Several factors contribute to the normal range and behavior of the Basis:

1. Leverage Availability: Higher available leverage generally allows for larger basis trades, potentially keeping the Basis tighter. 2. Exchange Fees and Funding Rate Structure: The structure of fees determines the cost of carry and thus the maximum sustainable Basis. 3. Market Maturity: As a specific perpetual contract matures (e.g., Bitcoin), its Basis tends to be tighter and more predictable than that of a newly launched, less liquid altcoin perpetual. 4. Regulatory Uncertainty: Periods of high regulatory uncertainty can cause the Basis to widen temporarily as traders use futures markets to hedge against potential regulatory clampdowns affecting spot exchanges.

Practical Application: Monitoring Tools

For the beginner, monitoring the Basis requires access to reliable, real-time data feeds that display both the perpetual price and the corresponding spot index price (the aggregated spot average used by the exchange).

Key Data Points to Track:

  • Current Basis Value (Absolute $ or % difference).
  • Historical Basis Chart (to identify extremes).
  • Funding Rate (to understand the cost of maintaining the Basis trade).

Many advanced charting platforms now offer indicators that plot the Basis directly onto price charts, making it easier to visualize these divergences.

Summary for the Aspiring Trader

Deciphering the Basis is not about finding a magical indicator; it is about understanding market equilibrium and the forces pushing the perpetual contract away from—or pulling it back toward—the spot price.

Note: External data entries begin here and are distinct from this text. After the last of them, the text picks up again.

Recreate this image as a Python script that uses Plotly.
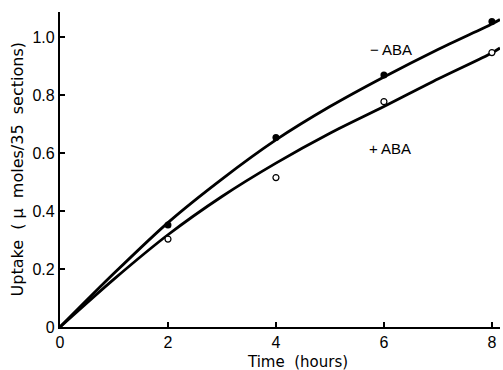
import plotly.graph_objects as go

# Measured data points (time in hours, uptake in µmoles/35 sections)
time_pts = [2, 4, 6, 8]
minus_aba = [0.352, 0.653, 0.869, 1.053]
plus_aba = [0.303, 0.515, 0.777, 0.946]

# Hand-drawn fitted curves
curve_x = [0, 1, 2, 3, 4, 5, 6, 7, 8, 8.15]
curve_minus = [0, 0.185, 0.36, 0.51, 0.645, 0.76, 0.862, 0.957, 1.045, 1.06]
curve_plus = [0, 0.165, 0.318, 0.45, 0.565, 0.668, 0.76, 0.855, 0.945, 0.962]

x_ticks = [0, 2, 4, 6, 8]
y_ticks = [0, 0.2, 0.4, 0.6, 0.8, 1.0]
y_ticklabels = ["0", "0.2", "0.4", "0.6", "0.8", "1.0"]

fig = go.Figure()
fig.add_trace(go.Scatter(x=curve_x, y=curve_minus, mode="lines",
                         line=dict(color="black", width=2.8, shape="spline", smoothing=0.8),
                         showlegend=False, hoverinfo="skip"))
fig.add_trace(go.Scatter(x=curve_x, y=curve_plus, mode="lines",
                         line=dict(color="black", width=2.8, shape="spline", smoothing=0.8),
                         showlegend=False, hoverinfo="skip"))
fig.add_trace(go.Scatter(x=time_pts, y=minus_aba, mode="markers", name="− ABA",
                         marker=dict(color="black", size=7, symbol="circle"),
                         showlegend=False))
fig.add_trace(go.Scatter(x=time_pts, y=plus_aba, mode="markers", name="+ ABA",
                         marker=dict(color="white", size=6, symbol="circle",
                                     line=dict(color="black", width=1.2)),
                         showlegend=False))

fig.update_layout(
    width=503, height=370,
    margin=dict(l=60, r=3, t=12, b=43),
    paper_bgcolor="white", plot_bgcolor="white",
    font=dict(family="Liberation Sans, Arial, sans-serif", color="black", size=16),
    xaxis=dict(range=[0, 8.15], tickvals=x_ticks, ticks="inside", ticklen=5,
               tickwidth=1.5, tickcolor="black", showline=True, linecolor="black",
               linewidth=2.2, showgrid=False, zeroline=False,
               tickfont=dict(size=16)),
    yaxis=dict(range=[0, 1.086], tickvals=y_ticks, ticktext=y_ticklabels,
               ticks="inside", ticklen=5, tickwidth=1.5, tickcolor="black",
               showline=True, linecolor="black", linewidth=2.2,
               showgrid=False, zeroline=False, tickfont=dict(size=16)),
    annotations=[
        dict(text="Time  (hours)", xref="paper", yref="paper", x=0.539, y=-0.11,
             xanchor="center", yanchor="middle", showarrow=False,
             font=dict(family="DejaVu Sans, sans-serif", size=15)),
        dict(text="Uptake  ( μ  moles/35  sections)", xref="paper", yref="paper",
             x=-0.0955, y=0.5, xanchor="center", yanchor="middle", textangle=-90,
             showarrow=False, font=dict(family="DejaVu Sans, sans-serif", size=16)),
        dict(text="− ABA", xref="paper", yref="paper", x=(391 - 60) / 440,
             y=(327 - 49.5) / 315, xanchor="center", yanchor="middle",
             showarrow=False, font=dict(size=15)),
        dict(text="+ ABA", xref="paper", yref="paper", x=(390 - 60) / 440,
             y=(327 - 148.5) / 315, xanchor="center", yanchor="middle",
             showarrow=False, font=dict(size=15)),
    ],
)

fig.write_html("out.html")
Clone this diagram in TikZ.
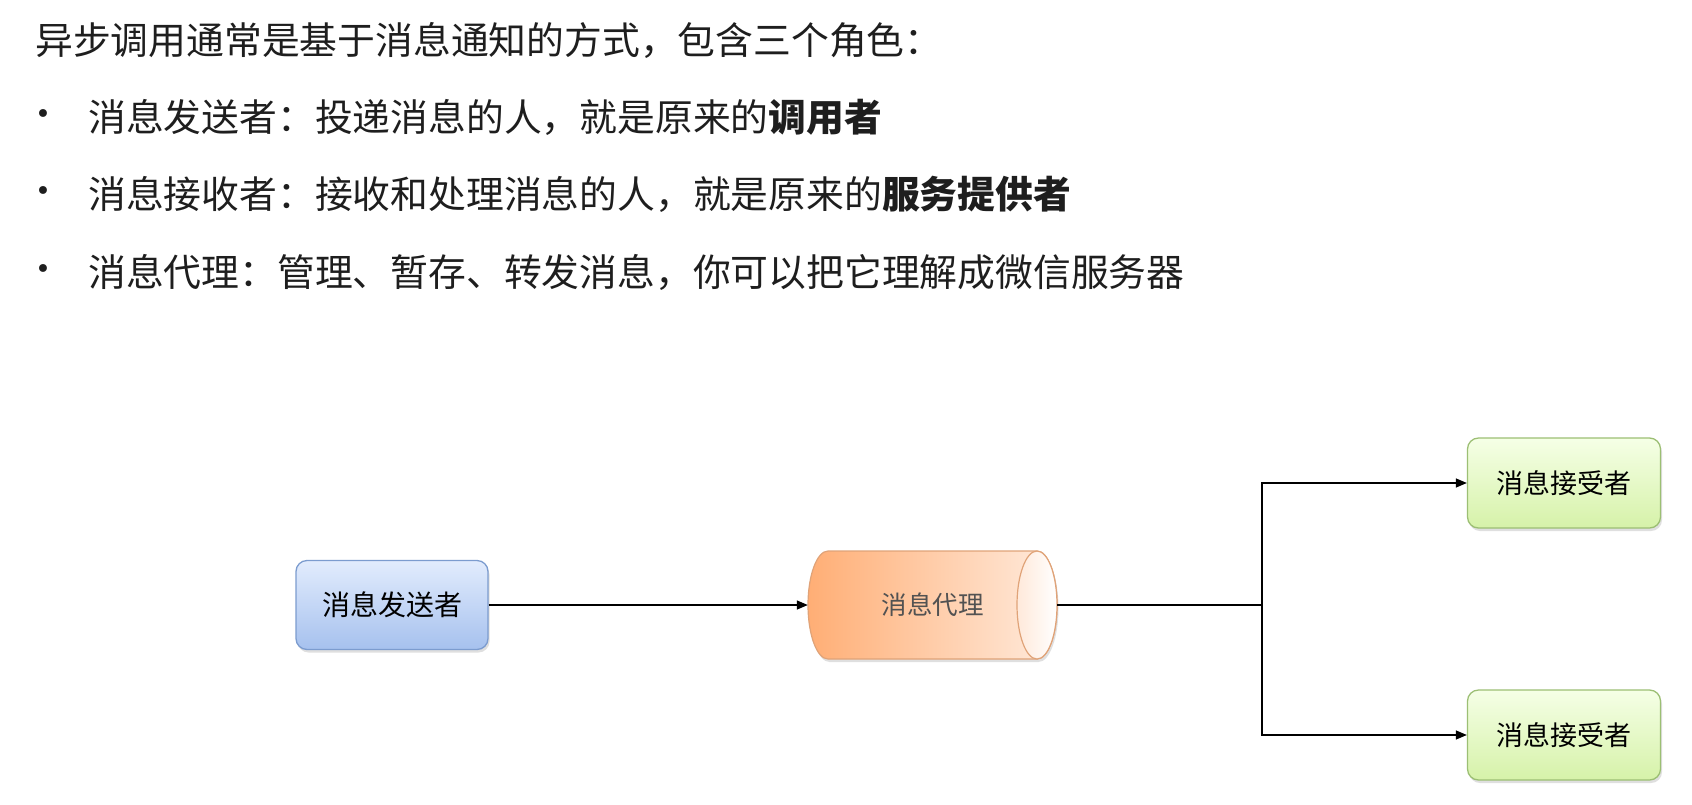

1. Basis = Futures Price - Spot Price. 2. Positive Basis (Contango) = Bullish premium, longs paying shorts. 3. Negative Basis (Backwardation) = Bearish pressure, shorts paying longs. 4. Extreme Basis levels signal potential exhaustion or impending squeezes. 5. Arbitrageurs use significant Basis deviations to execute low-risk convergence trades.

By integrating Basis analysis into your routine, you move from simply reacting to price movements to understanding the underlying structure and sentiment driving those movements. This nuanced perspective is vital for long-term success in the demanding arena of crypto futures trading.